Further to David Willetts reply to my platform piece today...
First, I understood perfectly that Willetts was speaking within the Rawlsian tradition. The Rawlsian image of a liberal society is that it is an end - a static ideal towards which we aspire. He considers that there are no knowable (or at least agreeable) answers to many points of inter-religious and religious-vs-secular dispute, and hence that we should expect differences even in the ideal end-state. Consequently, he thinks that in such a perfect liberal society we would need a neutral language of public debate, which could not depend on religious (or other) assumptions that were not shared (or shareable) with everyone in society. I disagree profoundly with that picture of society, as I have written before. For me, a liberal society is a dynamic process of development, reflecting my ignorance and my eagerness to learn from others and be corrected by them. I am also much less pessimistic about the possibility of coming to agreement about religious truths.
Next, I want to remark that although Conservatism may depend upon a theory of society (including a number of key doctrines such as that men are sinful and impossible to perfect), it is not itself a theory of society. Conservatism is, perhaps, a theory of how best to organise (or, perhaps better, to affect the organisation of) society through policy. It is no part of Conservatism that everyone in society should share the same values.
Connected with this, there is no value-neutral way to assess the organisation of society. If we have two ways to organise society, we think either that one is better, the other is better, they are both the same, or we are unsure. An account that regards a racist society and an anti-racist politically correct society as just two ways to do things is not "value-neutral", it is neutral in value. It quite straightforwardly disagrees with assessments that are not neutral in value - e.g. one that regarded the racist society as worse because more oppressive, or the anti-racist society as worse because less tolerant.

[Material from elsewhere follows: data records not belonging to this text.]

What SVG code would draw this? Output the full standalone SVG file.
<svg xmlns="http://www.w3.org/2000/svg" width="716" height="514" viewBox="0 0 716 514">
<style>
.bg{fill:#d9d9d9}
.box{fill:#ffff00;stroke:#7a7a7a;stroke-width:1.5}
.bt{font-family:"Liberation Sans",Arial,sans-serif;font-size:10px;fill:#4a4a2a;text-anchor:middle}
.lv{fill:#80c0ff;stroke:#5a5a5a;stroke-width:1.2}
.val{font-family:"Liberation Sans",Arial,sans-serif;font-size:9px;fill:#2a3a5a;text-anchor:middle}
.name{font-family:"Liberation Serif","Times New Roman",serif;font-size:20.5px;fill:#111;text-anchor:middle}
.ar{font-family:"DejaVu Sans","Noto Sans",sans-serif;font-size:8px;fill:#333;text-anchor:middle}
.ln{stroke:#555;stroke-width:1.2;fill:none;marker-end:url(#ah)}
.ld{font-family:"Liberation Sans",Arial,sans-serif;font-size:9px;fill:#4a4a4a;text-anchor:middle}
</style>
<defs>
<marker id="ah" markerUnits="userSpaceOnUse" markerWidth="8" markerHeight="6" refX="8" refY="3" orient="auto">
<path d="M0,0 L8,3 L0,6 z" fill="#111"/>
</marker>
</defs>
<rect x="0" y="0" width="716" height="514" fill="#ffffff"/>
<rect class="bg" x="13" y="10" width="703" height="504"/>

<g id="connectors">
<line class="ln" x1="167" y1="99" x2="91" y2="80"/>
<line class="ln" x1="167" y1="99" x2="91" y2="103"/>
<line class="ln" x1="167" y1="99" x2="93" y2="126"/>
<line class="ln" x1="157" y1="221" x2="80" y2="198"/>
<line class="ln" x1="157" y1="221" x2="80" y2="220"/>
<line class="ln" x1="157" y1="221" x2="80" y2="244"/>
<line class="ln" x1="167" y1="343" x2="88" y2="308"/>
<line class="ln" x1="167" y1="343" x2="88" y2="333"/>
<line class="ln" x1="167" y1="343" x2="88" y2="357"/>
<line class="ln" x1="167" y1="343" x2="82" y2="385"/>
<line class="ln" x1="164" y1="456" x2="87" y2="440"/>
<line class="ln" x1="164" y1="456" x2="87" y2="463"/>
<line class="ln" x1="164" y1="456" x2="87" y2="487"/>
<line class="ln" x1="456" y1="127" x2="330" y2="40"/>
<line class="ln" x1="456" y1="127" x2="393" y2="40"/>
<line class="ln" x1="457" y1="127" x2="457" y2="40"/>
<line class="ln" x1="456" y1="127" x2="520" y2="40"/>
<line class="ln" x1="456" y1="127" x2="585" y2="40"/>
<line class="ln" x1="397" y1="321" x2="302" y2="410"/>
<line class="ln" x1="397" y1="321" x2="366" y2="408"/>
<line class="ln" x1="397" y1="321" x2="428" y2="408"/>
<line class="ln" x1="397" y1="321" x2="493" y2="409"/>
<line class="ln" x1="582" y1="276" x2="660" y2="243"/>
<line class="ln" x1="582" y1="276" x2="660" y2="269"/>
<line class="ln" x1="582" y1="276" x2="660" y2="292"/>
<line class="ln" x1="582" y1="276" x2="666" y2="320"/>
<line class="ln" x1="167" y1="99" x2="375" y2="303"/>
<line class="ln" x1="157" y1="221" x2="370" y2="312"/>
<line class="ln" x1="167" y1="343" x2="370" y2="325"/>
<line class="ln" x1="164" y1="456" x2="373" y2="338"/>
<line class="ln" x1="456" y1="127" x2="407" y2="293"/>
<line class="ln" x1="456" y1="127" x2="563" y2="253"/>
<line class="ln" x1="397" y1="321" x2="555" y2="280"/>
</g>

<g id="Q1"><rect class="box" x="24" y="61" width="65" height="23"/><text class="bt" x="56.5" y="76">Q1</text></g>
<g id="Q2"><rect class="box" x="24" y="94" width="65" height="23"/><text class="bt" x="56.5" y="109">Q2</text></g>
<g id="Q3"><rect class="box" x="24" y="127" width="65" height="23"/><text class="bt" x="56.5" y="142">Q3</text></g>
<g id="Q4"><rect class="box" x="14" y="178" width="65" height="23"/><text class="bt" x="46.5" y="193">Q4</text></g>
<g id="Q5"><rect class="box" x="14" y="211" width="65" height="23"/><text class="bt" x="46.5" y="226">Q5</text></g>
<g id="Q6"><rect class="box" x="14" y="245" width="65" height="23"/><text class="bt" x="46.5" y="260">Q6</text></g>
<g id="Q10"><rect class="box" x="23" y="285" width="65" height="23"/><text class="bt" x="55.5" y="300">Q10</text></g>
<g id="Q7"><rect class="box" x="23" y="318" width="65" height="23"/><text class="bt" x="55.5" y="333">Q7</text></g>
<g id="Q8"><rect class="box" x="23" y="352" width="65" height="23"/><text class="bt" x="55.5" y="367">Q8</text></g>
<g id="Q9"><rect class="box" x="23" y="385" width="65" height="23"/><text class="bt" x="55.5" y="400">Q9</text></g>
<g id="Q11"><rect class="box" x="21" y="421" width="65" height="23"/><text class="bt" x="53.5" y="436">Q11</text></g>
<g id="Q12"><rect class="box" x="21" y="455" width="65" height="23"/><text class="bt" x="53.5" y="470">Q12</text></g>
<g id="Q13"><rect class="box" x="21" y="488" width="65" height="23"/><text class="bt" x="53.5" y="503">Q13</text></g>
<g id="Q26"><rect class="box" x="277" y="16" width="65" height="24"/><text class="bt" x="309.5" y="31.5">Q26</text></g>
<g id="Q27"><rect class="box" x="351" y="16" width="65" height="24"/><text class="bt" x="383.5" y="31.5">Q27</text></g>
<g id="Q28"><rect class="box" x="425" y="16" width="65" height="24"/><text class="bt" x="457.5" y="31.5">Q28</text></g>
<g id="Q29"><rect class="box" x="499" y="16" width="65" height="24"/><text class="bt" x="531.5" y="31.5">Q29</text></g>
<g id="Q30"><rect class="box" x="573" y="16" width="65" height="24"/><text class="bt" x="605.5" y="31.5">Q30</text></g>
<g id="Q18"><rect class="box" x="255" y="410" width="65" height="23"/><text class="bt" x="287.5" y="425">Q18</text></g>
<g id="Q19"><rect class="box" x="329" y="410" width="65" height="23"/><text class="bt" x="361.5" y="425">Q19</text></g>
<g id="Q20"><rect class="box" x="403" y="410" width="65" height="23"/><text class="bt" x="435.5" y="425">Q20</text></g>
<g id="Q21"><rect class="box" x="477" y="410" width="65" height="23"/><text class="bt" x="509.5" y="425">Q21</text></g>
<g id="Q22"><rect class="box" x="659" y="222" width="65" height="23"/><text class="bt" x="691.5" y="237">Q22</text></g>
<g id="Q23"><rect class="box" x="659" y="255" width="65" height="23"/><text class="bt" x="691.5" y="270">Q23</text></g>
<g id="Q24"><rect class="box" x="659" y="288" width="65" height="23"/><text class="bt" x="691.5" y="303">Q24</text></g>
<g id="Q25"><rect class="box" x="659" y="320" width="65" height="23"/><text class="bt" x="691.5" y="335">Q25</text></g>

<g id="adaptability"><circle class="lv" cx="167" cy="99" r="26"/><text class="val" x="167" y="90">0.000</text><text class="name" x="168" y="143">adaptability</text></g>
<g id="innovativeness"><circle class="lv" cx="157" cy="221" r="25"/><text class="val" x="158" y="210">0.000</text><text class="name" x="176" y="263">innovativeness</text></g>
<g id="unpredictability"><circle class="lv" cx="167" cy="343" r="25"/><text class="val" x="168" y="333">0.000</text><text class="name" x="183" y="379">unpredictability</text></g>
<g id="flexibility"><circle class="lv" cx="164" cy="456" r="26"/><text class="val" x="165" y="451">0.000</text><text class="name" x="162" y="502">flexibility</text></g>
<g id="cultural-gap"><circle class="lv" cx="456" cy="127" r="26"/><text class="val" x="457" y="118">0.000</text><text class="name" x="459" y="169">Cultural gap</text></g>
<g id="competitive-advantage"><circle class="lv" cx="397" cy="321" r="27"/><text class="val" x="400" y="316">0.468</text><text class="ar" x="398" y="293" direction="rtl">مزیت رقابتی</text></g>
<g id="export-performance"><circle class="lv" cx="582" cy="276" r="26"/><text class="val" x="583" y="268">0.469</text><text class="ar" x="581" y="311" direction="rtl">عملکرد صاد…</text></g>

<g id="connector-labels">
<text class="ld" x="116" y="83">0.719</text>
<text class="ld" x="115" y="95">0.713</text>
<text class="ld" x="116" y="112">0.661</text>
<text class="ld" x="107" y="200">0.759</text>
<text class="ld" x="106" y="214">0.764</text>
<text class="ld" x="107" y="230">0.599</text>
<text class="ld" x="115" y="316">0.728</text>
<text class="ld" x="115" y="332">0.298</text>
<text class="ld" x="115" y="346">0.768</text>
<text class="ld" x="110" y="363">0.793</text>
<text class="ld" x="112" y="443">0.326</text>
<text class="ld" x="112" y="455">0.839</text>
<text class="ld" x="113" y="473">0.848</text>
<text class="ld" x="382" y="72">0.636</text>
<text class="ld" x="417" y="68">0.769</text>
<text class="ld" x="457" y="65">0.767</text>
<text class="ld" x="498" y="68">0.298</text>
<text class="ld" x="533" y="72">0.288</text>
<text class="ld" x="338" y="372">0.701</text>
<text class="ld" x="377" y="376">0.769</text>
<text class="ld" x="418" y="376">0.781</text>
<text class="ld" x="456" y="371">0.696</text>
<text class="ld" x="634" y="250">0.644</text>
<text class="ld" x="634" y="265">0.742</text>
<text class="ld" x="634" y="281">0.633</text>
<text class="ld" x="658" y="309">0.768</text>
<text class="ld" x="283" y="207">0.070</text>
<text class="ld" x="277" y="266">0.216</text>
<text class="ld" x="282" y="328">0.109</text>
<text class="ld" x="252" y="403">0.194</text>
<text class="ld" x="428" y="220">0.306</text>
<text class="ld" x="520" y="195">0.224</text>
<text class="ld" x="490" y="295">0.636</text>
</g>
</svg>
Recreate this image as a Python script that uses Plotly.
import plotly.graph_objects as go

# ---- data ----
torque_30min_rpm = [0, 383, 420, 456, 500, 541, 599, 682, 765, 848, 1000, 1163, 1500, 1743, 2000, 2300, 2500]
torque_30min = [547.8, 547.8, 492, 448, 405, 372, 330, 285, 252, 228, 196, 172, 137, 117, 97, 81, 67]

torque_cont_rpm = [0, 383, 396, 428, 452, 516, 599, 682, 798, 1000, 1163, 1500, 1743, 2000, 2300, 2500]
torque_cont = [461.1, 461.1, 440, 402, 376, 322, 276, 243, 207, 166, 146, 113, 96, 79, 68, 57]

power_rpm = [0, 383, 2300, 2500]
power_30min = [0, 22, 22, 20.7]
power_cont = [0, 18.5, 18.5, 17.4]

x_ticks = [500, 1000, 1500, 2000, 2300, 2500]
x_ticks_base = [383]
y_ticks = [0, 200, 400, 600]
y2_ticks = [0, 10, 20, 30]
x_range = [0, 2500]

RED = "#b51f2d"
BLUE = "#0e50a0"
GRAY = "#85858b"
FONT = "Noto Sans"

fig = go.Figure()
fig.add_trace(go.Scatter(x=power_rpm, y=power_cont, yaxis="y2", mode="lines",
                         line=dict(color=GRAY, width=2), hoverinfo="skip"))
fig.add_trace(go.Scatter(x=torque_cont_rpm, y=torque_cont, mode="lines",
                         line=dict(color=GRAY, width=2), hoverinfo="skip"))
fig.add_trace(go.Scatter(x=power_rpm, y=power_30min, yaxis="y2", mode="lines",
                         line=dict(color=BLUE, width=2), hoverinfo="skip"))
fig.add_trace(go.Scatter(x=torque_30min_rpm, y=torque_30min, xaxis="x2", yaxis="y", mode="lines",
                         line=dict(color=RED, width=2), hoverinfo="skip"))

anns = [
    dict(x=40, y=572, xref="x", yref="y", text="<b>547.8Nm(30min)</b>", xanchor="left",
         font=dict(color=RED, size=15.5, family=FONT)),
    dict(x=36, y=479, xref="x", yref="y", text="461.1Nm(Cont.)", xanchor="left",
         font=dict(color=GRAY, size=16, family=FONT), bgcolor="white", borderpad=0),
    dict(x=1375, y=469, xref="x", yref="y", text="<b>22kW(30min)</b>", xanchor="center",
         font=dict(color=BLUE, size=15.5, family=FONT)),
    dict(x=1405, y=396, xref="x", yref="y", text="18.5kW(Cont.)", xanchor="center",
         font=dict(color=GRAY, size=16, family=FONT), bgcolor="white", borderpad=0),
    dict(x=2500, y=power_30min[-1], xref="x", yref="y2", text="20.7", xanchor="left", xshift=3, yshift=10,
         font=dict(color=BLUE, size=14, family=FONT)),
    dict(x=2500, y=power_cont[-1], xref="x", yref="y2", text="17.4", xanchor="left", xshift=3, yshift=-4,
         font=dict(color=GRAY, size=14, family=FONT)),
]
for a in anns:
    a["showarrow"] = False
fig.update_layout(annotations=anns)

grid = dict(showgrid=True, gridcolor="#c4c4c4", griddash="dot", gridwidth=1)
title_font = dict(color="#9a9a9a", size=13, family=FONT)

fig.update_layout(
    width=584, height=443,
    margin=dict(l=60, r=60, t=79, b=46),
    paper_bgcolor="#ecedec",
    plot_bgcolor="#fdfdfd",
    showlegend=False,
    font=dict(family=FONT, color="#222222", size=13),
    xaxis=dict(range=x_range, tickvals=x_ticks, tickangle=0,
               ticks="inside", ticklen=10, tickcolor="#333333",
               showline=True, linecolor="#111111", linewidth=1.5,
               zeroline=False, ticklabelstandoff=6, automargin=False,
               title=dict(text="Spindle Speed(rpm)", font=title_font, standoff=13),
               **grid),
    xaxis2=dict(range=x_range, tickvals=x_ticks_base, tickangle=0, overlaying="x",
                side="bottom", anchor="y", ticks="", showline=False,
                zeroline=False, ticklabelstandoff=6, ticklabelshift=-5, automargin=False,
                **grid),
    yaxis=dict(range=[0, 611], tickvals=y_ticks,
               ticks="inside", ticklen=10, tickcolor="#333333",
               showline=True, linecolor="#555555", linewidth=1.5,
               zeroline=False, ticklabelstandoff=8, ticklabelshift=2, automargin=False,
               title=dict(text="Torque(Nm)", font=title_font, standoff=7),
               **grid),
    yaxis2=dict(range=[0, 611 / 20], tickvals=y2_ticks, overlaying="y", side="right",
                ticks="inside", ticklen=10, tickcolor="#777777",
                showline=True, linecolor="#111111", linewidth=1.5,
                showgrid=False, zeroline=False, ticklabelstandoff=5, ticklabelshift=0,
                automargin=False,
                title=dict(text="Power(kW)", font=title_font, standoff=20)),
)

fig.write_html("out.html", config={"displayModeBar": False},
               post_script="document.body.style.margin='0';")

Putting this more crudely, I want to say that the values people employ in their interactions are as they are. Policy can do a little (though not all that much) to change or direct these values. But we need to know how policy is trying to direct them.
This brings me to my final point. I understood that Willetts was not trying to solve all the problems in the world in one speech. But the lacuna to which I pointed was vital. For in my view it turns out that, once unpacked, the process of choosing between equilibria requires us to employ a set of philosophical or religious norms that will not be shared by everyone, and hence defeats Willets' original goal - developing an account of Conservatism that does not require the employing of a set of philosophical or religious norms that will not be shared by everyone. The final answer to which he must be (and obviously is) committed is the negation of his original purpose.